- Problem statement -
Images should be left out, and everything else in the listing reproduced exactly.

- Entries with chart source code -
▼

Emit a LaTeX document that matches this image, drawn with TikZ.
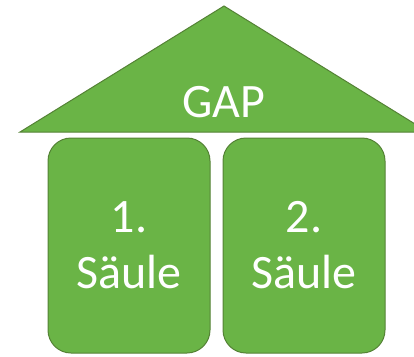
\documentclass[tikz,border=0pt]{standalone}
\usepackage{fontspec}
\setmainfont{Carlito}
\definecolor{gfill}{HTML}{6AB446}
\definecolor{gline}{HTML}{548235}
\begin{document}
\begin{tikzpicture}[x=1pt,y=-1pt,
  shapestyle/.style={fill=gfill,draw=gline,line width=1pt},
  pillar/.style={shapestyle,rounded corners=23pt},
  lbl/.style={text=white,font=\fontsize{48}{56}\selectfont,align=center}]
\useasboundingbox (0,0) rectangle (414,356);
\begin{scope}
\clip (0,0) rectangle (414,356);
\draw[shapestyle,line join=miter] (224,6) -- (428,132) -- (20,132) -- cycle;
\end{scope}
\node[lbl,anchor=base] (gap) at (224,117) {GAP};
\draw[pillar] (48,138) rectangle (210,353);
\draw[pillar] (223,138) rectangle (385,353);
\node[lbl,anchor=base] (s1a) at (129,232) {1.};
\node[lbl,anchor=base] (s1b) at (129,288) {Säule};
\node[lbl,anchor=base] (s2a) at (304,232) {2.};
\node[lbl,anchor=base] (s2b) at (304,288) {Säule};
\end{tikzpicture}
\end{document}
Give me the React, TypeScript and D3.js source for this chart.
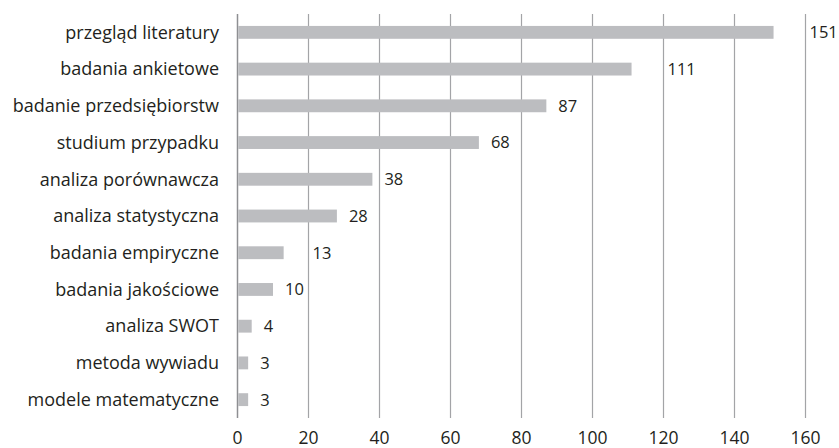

▲

- Task answer -
Emit a LaTeX document that matches this image, drawn with TikZ.
\documentclass[tikz,border=0pt]{standalone}
\usepackage{fontspec}
\setmainfont{Carlito}
\definecolor{gfill}{HTML}{6AB446}
\definecolor{gline}{HTML}{548235}
\begin{document}
\begin{tikzpicture}[x=1pt,y=-1pt,
  shapestyle/.style={fill=gfill,draw=gline,line width=1pt},
  pillar/.style={shapestyle,rounded corners=23pt},
  lbl/.style={text=white,font=\fontsize{48}{56}\selectfont,align=center}]
\useasboundingbox (0,0) rectangle (414,356);
\begin{scope}
\clip (0,0) rectangle (414,356);
\draw[shapestyle,line join=miter] (224,6) -- (428,132) -- (20,132) -- cycle;
\end{scope}
\node[lbl,anchor=base] (gap) at (224,117) {GAP};
\draw[pillar] (48,138) rectangle (210,353);
\draw[pillar] (223,138) rectangle (385,353);
\node[lbl,anchor=base] (s1a) at (129,232) {1.};
\node[lbl,anchor=base] (s1b) at (129,288) {Säule};
\node[lbl,anchor=base] (s2a) at (304,232) {2.};
\node[lbl,anchor=base] (s2b) at (304,288) {Säule};
\end{tikzpicture}
\end{document}
Give me the React, TypeScript and D3.js source for this chart.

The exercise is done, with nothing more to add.